Senior Health Insurance operated as Conseco Senior Health Insurance until late 2008, but Conseco (now CNO Financial Group) transferred the unit to an independent trust based in Pennsylvania when it abandoned the long-term care insurance market due to heavy losses. Conseco took a $1.2 billion charge to unload the unit.

It has about 10,000 California policyholders, Rosenfield said.

The average age of its policyholders in 2009 was 80, according to the California Department of Insurance. That year, the company agreed to pay $500,000 to settle claims by state regulators that it had improperly denied claims on long-term care policies and that its claims-handling practices were confusing and onerous. The company agreed to repay claims dating back to 2004.

The new lawsuit makes similar allegations.
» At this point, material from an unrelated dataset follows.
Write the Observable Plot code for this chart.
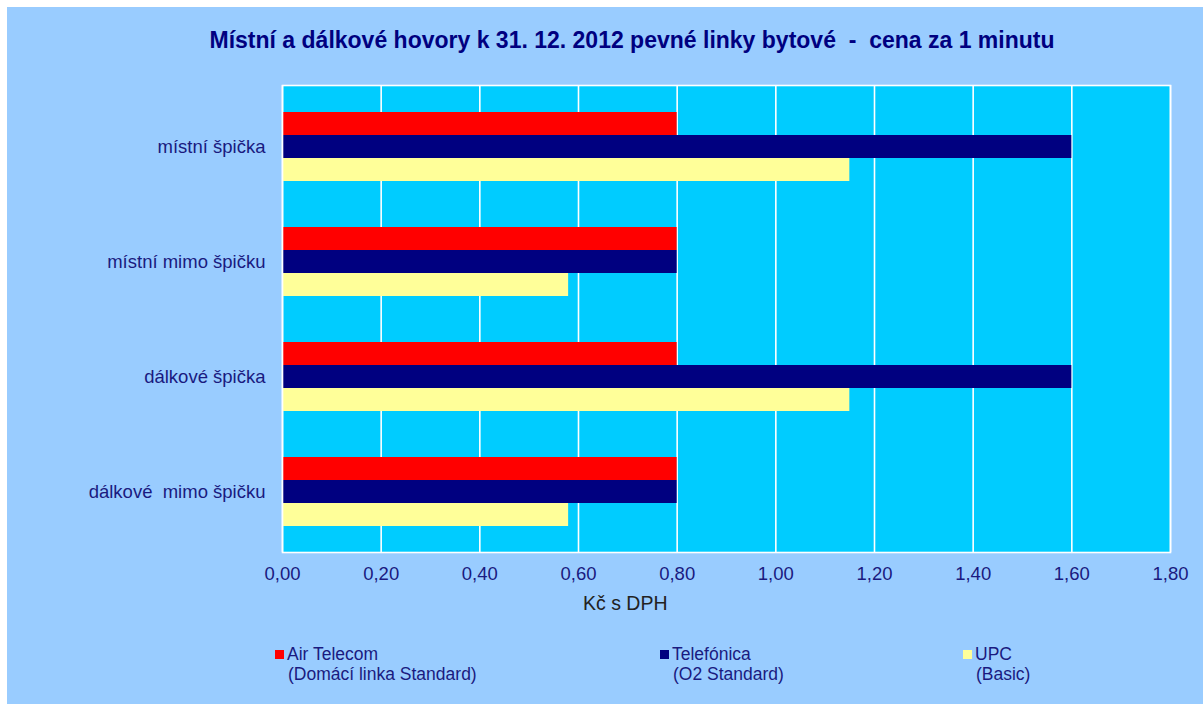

It alleges that SHIP tried to avoid reimbursing policyholders for long-term care by ignoring or taking an unreasonably long time to respond to claims; requiring unnecessary paperwork and medical examinations, and requiring that the caregivers have licenses in violation of company policy and California law.

The suit, which seeks class-action status, was filed on behalf of Dr. William Hall, 78, of Upland. Hall, a retired chief of medicine at a California hospital, bought a long-term care policy in 1994 and submitted claims in 2010. SHIP refused to reimburse all but 20 percent of his expenses.

"He immediately ran into a brick wall" and was forced to pay tens of thousands of dollars for his home care, which depleted his savings, Rosenfield said.

"My Dad bought this policy to spare his children some of the time and expenses that many of our parents require when they get older, but SHIP has only drained my family's resources," his son, Eric Hall, said in a statement. "Because of SHIP, my family has spent more time and expense on his care than if he had never bought the policy in the first place. It has been an uphill battle."